October 9, 2012 12:00:00 AM PDT
A masterpiece that had been hidden for decades in the historic Olvera Street plaza in downtown Los Angeles came back to life Tuesday.

The 80-year-old mural titled "America Tropical" by muralist David Alfaro Siqueiros is on the exterior rooftop wall of the Italian Hall building at the corner of North Main Street and East Cesar E. Chavez Avenue.
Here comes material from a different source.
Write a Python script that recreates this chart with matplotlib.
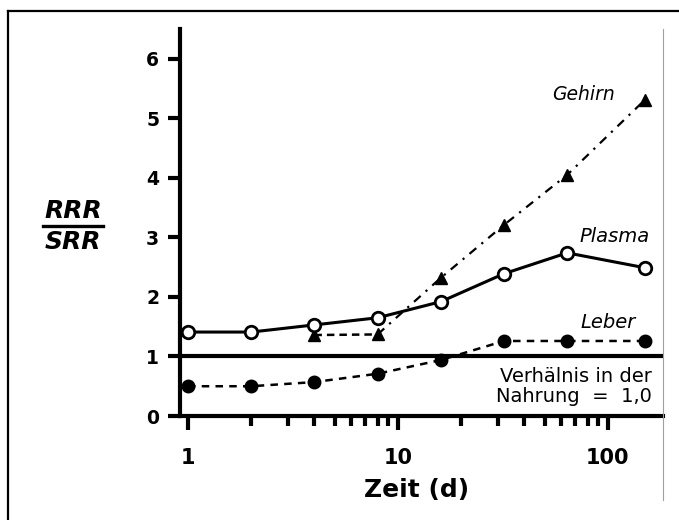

It tells a story about the development of artistic freedom in America and about Los Angeles' early history.

"It has at its centerpiece a crucified indigenous Indian with the American eagle perched above, and in the corner are two sharpshooters, one Peruvian and one (from) Mexico, which together symbolized the oppression of indigenous peoples by their colonial American oppressors," said Susan MacDonald, the head of field projects at the Getty Conservation Institute.

The artwork commissioned by overseers of the historic Olvera Street plaza, called El Pueblo at the time, was supposed to be a welcoming piece of art for visitors of the plaza shopping for fruit. Instead, it created controversy and was whitewashed until the city and the Getty Conservation Institute spent nearly $10 million to restore it.

"Within the first two years of its life it was partly white washed over, and within 10 years had been completely whitewashed and therefore it was no longer visible to the public," MacDonald said. "It wasn't the type of mural that the people who were responsible for managing El Pueblo had envisioned. They wanted a much more idealized scene that fitted with the Mexican marketplace of El Pueblo."

Los Angeles Mayor Antonio Villaraigosa said that by conserving and displaying "America Tropical," the city was repaying its debt and honoring Siqueiros and his work.

"The Getty Conservation Institute's team through scientific analysis, very careful historic research and best conservation practices has been able to reawaken Siqueiros' artistry, revived the clarity of the painting's iconography and reveal the power of its message once again," said Timothy Whalen, the Getty Conservation Institute director.